The thing to notice about the four conditions: none of them ask the model anything. They are all observable, deterministic properties of the loop’s state. This is the load-bearing design choice. The moment any of your termination conditions is “ask the LLM if we should stop,” the loop is back to vibes.

Reflexion, properly used

None of this means reflection itself is wrong. It means reflection without a separate verifier is wrong. The Reflexion paper’s actual formulation always included an external evaluator — the paper used unit tests for HumanEval, environment rewards for ALFWorld, and exact-match for HotpotQA. The self-critique was layered on top of a ground-truth signal, not in place of it.

The production version of Reflexion looks like this: when the verifier fails, you don’t just retry. You ask the model to write a short post-mortem of why the verifier failed, what specifically went wrong, and what to try differently. That post-mortem goes into context for the next attempt — exactly as the paper described. The win is not that the model judges its own work. The win is that the model uses the verifier’s output to plan a better second attempt.

Aider does this. When tests fail, Aider includes both the failing test output and a model-generated short hypothesis (“the test failed because the function returns a string but the test expects an int; let’s change the return type”). Sweep does the same thing with linter and type errors. The reflection step is bounded, structured, and feeds into a deterministic gate — not a self-referential one.

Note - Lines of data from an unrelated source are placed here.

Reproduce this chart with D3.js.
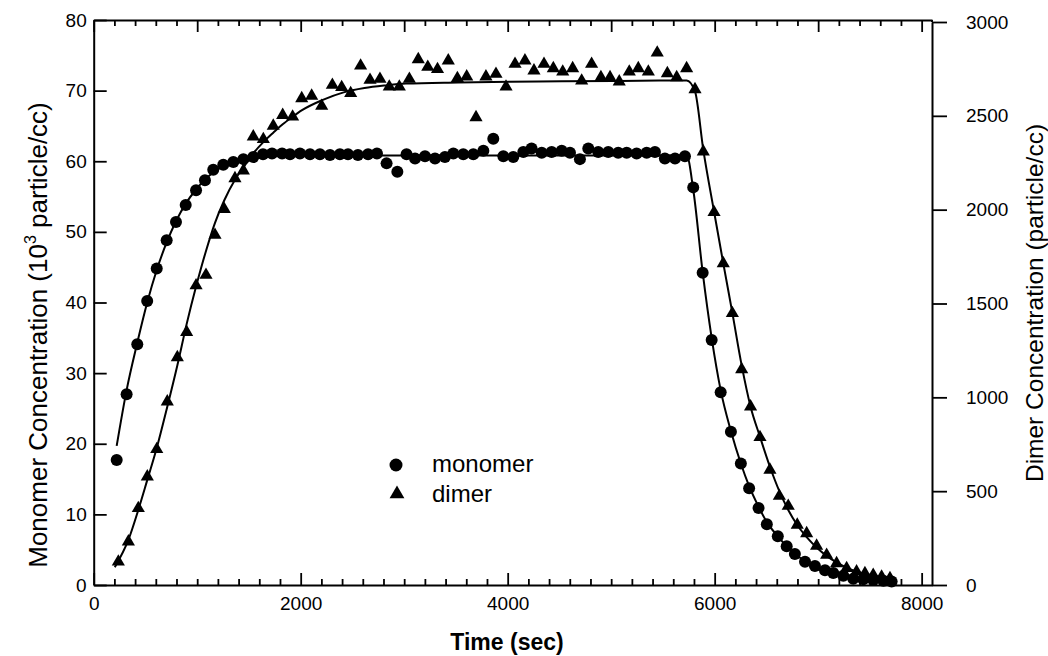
<!DOCTYPE html>
<html><head><meta charset="utf-8">
<script src="https://cdn.jsdelivr.net/npm/d3@7"></script>
<style>
body{margin:0;background:#fff}
text{font-family:"Liberation Sans",Arial,sans-serif;fill:#000}
</style>
</head><body>
<svg id="chart" width="1048" height="656"></svg>
<script>
// ---- data ----
const monomerTime = [222,318,421,517,609,705,795,889,989,1075,1155,1252,1349,1446,1542,1636,1723,1820,1897,1993,2090,2186,2283,2379,2457,2553,2651,2737,2830,2934,3023,3105,3201,3298,3394,3475,3571,3668,3765,3861,3958,4054,4151,4231,4329,4425,4522,4602,4698,4779,4875,4972,5068,5150,5246,5343,5423,5519,5617,5713,5793,5884,5971,6058,6157,6253,6333,6424,6504,6610,6696,6775,6873,6969,7066,7146,7243,7339,7436,7532,7630,7710];
const monomerConc = [17.7,27.0,34.1,40.2,44.8,48.8,51.4,53.8,55.9,57.3,58.8,59.5,59.9,60.3,60.6,61.0,61.1,61.1,61.0,61.1,61.0,61.0,60.9,61.0,61.0,60.9,61.0,61.1,59.7,58.5,61.0,60.4,60.7,60.4,60.6,61.1,61.0,61.0,61.5,63.2,60.7,60.6,61.3,61.8,61.2,61.3,61.5,61.2,60.3,61.8,61.3,61.3,61.2,61.2,61.1,61.2,61.3,60.4,60.4,60.7,56.3,44.2,34.7,27.3,21.7,17.2,13.7,10.9,8.6,6.9,5.5,4.4,3.3,2.7,2.1,1.7,1.3,0.9,0.8,0.7,0.6,0.5];

const dimerTime = [238,335,431,518,609,711,808,898,989,1085,1172,1262,1365,1446,1542,1639,1735,1826,1922,2010,2106,2203,2306,2396,2483,2579,2670,2766,2856,2953,3050,3136,3228,3322,3426,3514,3604,3694,3790,3887,3984,4071,4167,4254,4351,4441,4532,4628,4715,4811,4901,4989,5078,5175,5262,5359,5445,5543,5633,5729,5810,5890,5994,6083,6171,6261,6347,6438,6534,6625,6711,6798,6889,6985,7082,7178,7275,7371,7452,7532,7613,7694];
const dimerConc = [124,231,409,577,723,977,1213,1347,1596,1652,1865,2002,2167,2208,2389,2375,2446,2504,2495,2593,2606,2552,2664,2652,2620,2767,2691,2696,2655,2655,2696,2801,2760,2748,2794,2700,2709,2492,2709,2723,2655,2776,2794,2741,2776,2753,2735,2753,2687,2776,2705,2705,2682,2735,2753,2735,2836,2726,2705,2753,2641,2309,1986,1714,1448,1149,950,787,613,474,421,320,275,208,160,115,89,71,62,53,44,36];

// fitted curves
const monomerFitTime = [222,318,421,517,609,705,795,889,989,1075,1155,1252,1349,1446,1542,1711,2013,3017,4022,5027,5730,5793,5884,5971,6058,6157,6253,6333,6424,6504,6610,6696,6775,6873,6969,7066,7146,7243,7339,7436,7532,7630,7710];
const monomerFitConc = [19.7,27.6,34.3,40.0,44.6,48.5,51.5,54.0,56.0,57.4,58.4,59.3,59.9,60.3,60.5,60.7,60.8,60.8,60.8,60.8,60.8,56.0,44.3,35.0,27.6,21.8,17.2,14.0,11.1,8.9,6.9,5.5,4.4,3.4,2.6,2.0,1.6,1.3,1.0,0.8,0.6,0.5,0.4];

const dimerFitTime = [204,335,431,518,609,711,808,898,989,1085,1172,1262,1365,1446,1542,1639,1735,1826,1922,2013,2214,2415,2616,2816,3017,3520,4022,4525,5027,5530,5730,5810,5890,5994,6083,6171,6261,6347,6438,6534,6625,6711,6798,6889,6985,7082,7178,7275,7371,7452,7532,7613,7694];
const dimerFitConc = [95,240,400,560,730,950,1170,1390,1590,1780,1930,2050,2160,2225,2300,2360,2410,2455,2495,2530,2585,2625,2648,2662,2672,2678,2682,2684,2686,2688,2688,2630,2320,1990,1715,1450,1170,950,790,630,500,400,320,255,200,155,120,92,72,60,50,42,36];

const xTicksMajor = [0,2000,4000,6000,8000];
const leftTicks = [0,10,20,30,40,50,60,70,80];
const rightTicks = [0,500,1000,1500,2000,2500,3000];
const legendItems = ["monomer","dimer"];

// ---- drawing ----
const svg = d3.select("#chart");
const x = d3.scaleLinear().domain([0,8100]).range([93.7,932]);
const yL = d3.scaleLinear().domain([0,80]).range([585,20]);
const yR = d3.scaleLinear().domain([0,3000]).range([585,22]);

function styleAxis(g, fs){
  g.selectAll("path.domain").attr("stroke","#000").attr("stroke-width",2);
  g.selectAll(".tick line").attr("stroke","#000").attr("stroke-width",1.8);
  g.selectAll(".tick text").attr("font-size",fs).attr("fill","#000")
   .attr("font-family","'Liberation Sans',Arial,sans-serif");
}

// bottom axis
const minor200 = d3.range(0,8001,200);
const gbMinor = svg.append("g").attr("transform","translate(0,585)")
  .call(d3.axisBottom(x).tickValues(minor200.filter(v=>v%2000!==0)).tickSize(-6).tickFormat(""));
gbMinor.select("path.domain").remove(); styleAxis(gbMinor,19);
const gb = svg.append("g").attr("transform","translate(0,585)")
  .call(d3.axisBottom(x).tickValues(xTicksMajor).tickSizeInner(-12).tickSizeOuter(0).tickPadding(12).tickFormat(d3.format("d")));
styleAxis(gb,19);

// top axis
const gtMinor = svg.append("g").attr("transform","translate(0,20)")
  .call(d3.axisTop(x).tickValues(minor200.filter(v=>v%1000!==0)).tickSize(-6).tickFormat(""));
gtMinor.select("path.domain").remove(); styleAxis(gtMinor,19);
const gt = svg.append("g").attr("transform","translate(0,20)")
  .call(d3.axisTop(x).tickValues(d3.range(0,8001,1000)).tickSizeInner(-12).tickSizeOuter(0).tickFormat(""));
styleAxis(gt,19);

// left axis
const gl = svg.append("g").attr("transform","translate(93.7,0)")
  .call(d3.axisLeft(yL).tickValues(leftTicks).tickSizeInner(-13).tickSizeOuter(0).tickPadding(7));
styleAxis(gl,19);

// right axis
const gr = svg.append("g").attr("transform","translate(932,0)")
  .call(d3.axisRight(yR).tickValues(rightTicks).tickSizeInner(15).tickSizeOuter(0).tickPadding(19).tickFormat(d3.format("d")));
styleAxis(gr,19);
// close the frame at the top-right corner
svg.append("line").attr("x1",932).attr("x2",932).attr("y1",20).attr("y2",22).attr("stroke","#000").attr("stroke-width",2);

// fitted lines
const lineM = d3.line().x((d,i)=>x(monomerFitTime[i])).y(d=>yL(d)).curve(d3.curveMonotoneX);
const lineD = d3.line().x((d,i)=>x(dimerFitTime[i])).y(d=>yR(d)).curve(d3.curveMonotoneX);
svg.append("path").attr("d",lineM(monomerFitConc)).attr("fill","none").attr("stroke","#000").attr("stroke-width",2);
svg.append("path").attr("d",lineD(dimerFitConc)).attr("fill","none").attr("stroke","#000").attr("stroke-width",2);

// markers
svg.append("g").selectAll("circle").data(monomerConc).join("circle")
  .attr("cx",(d,i)=>x(monomerTime[i])).attr("cy",d=>yL(d)).attr("r",6).attr("fill","#000");
const tri = d3.symbol().type(d3.symbolTriangle).size(75);
svg.append("g").selectAll("path").data(dimerConc).join("path")
  .attr("d",tri).attr("transform",(d,i)=>`translate(${x(dimerTime[i])},${yR(d)})`).attr("fill","#000");

// legend
const leg = svg.append("g");
leg.append("circle").attr("cx",396).attr("cy",465).attr("r",6.5).attr("fill","#000");
leg.append("path").attr("d",d3.symbol().type(d3.symbolTriangle).size(95)).attr("transform","translate(397,494)").attr("fill","#000");
leg.selectAll("text").data(legendItems).join("text")
  .attr("x",432).attr("y",(d,i)=>472+i*30).attr("font-size",24).text(d=>d);

// axis titles
svg.append("text").attr("x",507).attr("y",650).attr("text-anchor","middle")
  .attr("font-size",23).attr("font-weight","bold").text("Time (sec)");
const lt = svg.append("text").attr("transform","translate(47,335) rotate(-90)")
  .attr("text-anchor","middle").attr("font-size",26);
lt.append("tspan").text("Monomer Concentration (10");
lt.append("tspan").attr("font-size",16).attr("dy",-11).text("3");
lt.append("tspan").attr("dy",11).text(" particle/cc)");
svg.append("text").attr("transform","translate(1043,303) rotate(-90)")
  .attr("text-anchor","middle").attr("font-size",24.5)
  .text("Dimer Concentration (particle/cc)");
</script>
</body></html>
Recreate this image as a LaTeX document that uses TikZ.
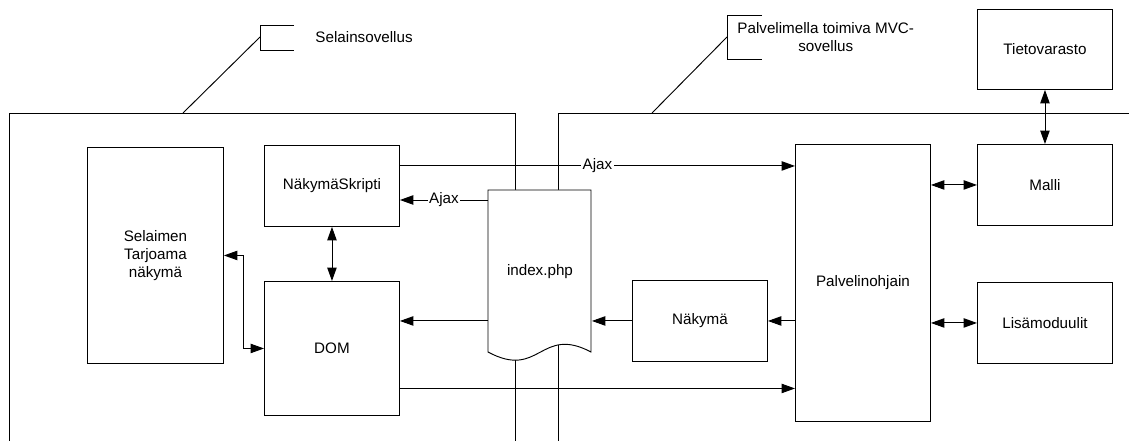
\documentclass[tikz,border=0pt]{standalone}
\usepackage{fontspec}
\setmainfont{Liberation Sans}
\usetikzlibrary{arrows.meta}

\begin{document}
\begin{tikzpicture}[
  x=0.75pt, y=-0.75pt,
  line width=0.7pt,
  every node/.style={font=\fontsize{11.4}{13.5}\selectfont},
  box/.style={rectangle, draw, align=center, anchor=north west, minimum width=101.25pt, minimum height=60.75pt},
  arr/.style={-{Triangle[length=10pt, width=7pt]}},
  dblarr/.style={{Triangle[length=10pt, width=7pt]}-{Triangle[length=10pt, width=7pt]}},
  lbl/.style={fill=white, inner sep=1pt},
]
\useasboundingbox (0,0) rectangle (1129,441);

% Frames
\draw (9,441) -- (9,113) -- (515,113) -- (515,441);
\draw (558,441) -- (558,113) -- (1129,113);

% Callouts
\coordinate (selc) at (260,37);
\coordinate (palc) at (727,37);
\draw (294,25) -- (260,25) -- (260,50) -- (294,50);
\draw (selc) -- (183,113);
\node[anchor=west, inner sep=0] (selt) at (315,37) {Selainsovellus};
\draw (762,15) -- (727,15) -- (727,59) -- (762,59);
\draw (palc) -- (652,113);
\node[anchor=west, align=center, inner sep=0] (palt) at (737,37) {Palvelimella toimiva MVC-\\sovellus};

% Browser side
\node[box, minimum width=102pt, minimum height=162pt] (sel) at (87,147) {Selaimen\\Tarjoama\\näkymä};
\node[box] (skr) at (264,145) {NäkymäSkripti};
\node[box, minimum height=100.5pt] (dom) at (264,281) {DOM};

% index.php document
\draw[fill=white] (488,190) -- (591,190) -- (591,352) .. controls (540,325) and (540,380) .. (488,352) -- cycle;
\node[box, draw=none, minimum width=77.25pt, minimum height=121.5pt] (idx) at (488,190) {index.php};

% Server side
\node[box] (nk) at (632,280) {Näkymä};
\node[box, minimum height=207.75pt] (pal) at (795,144) {Palvelinohjain};
\node[box] (mal) at (977,144) {Malli};
\node[box] (lis) at (977,282) {Lisämoduulit};
\node[box, minimum height=60pt] (tie) at (977,9) {Tietovarasto};

% Connectors
\coordinate (aj1) at ([shift={(0,-20)}]skr.east);
\coordinate (aj2) at ([shift={(0,10)}]idx.north west);
\coordinate (dp) at ([shift={(0,40)}]dom.east);
\draw[arr] (aj1) -- (aj1 -| pal.west) node[lbl, midway] {Ajax};
\draw[arr] (aj2) -- (aj2 -| skr.east) node[lbl, midway] {Ajax};
\draw[dblarr] (skr.south) -- (dom.north);
\draw[dblarr] (sel.east) -- ++(20,0) |- (dom.west);
\draw[arr] (nk.west -| idx.west) -- (nk.west -| dom.east);
\draw[arr] (nk.west) -- (nk.west -| idx.east);
\draw[arr] (nk.east -| pal.west) -- (nk.east);
\draw[arr] (dp) -- (dp -| pal.west);
\draw[dblarr] (mal.west -| pal.east) -- (mal.west);
\draw[dblarr] (lis.west -| pal.east) -- (lis.west);
\draw[dblarr] (tie.south) -- (mal.north);
\end{tikzpicture}
\end{document}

Reflexion done right: the reflection step is downstream of a real verifier, not in place of one. The episodic memory holds the hint, but the loop is gated by deterministic code.

What to take away

The pattern that survived contact with production is narrow and almost boring: don’t let the model decide when it’s done. Three concrete practices follow from it.

Build the verifier before the loop. If you don’t have a check that reliably distinguishes a correct output from an incorrect one, you don’t have a self-correcting agent — you have a self-deceiving one. For code, the verifier is the test suite plus the type checker. For structured data, it’s the schema plus business-rule checks. For open prose, it’s probably nothing, and that’s a signal not to add a reflection loop in the first place.
Make every termination condition observable. Step count, no-progress detector, token budget, verifier score with a calibrated threshold. Not “model says done.” If you can’t write the stopping condition as a pure function over the loop’s state, you don’t have a stopping condition.
Use reflection as input to the actor, not as the gate. The self-critique is useful when it feeds the next attempt with a concrete hypothesis (“the test failed because of X, try Y”). It is dangerous when it decides whether the next attempt happens at all.

The hard lesson of the last two years of agent deployment is that “self-correcting” is a property you have to engineer, not a property that emerges from giving the model a critic prompt. The teams who internalised this ship agents that converge. The teams that didn’t ship agents that burn $180 to produce a pull request that doesn’t compile.

Further reading: the Reflexion paper and Self-Refine are the foundational references, and rereading them through a production lens is illuminating — both papers always assumed an external evaluator. Anthropic’s harness design notes are the best modern guide to bounding agent loops. For a concrete worked example, Aider’s scripted self-fix loop is short, readable, and a good template.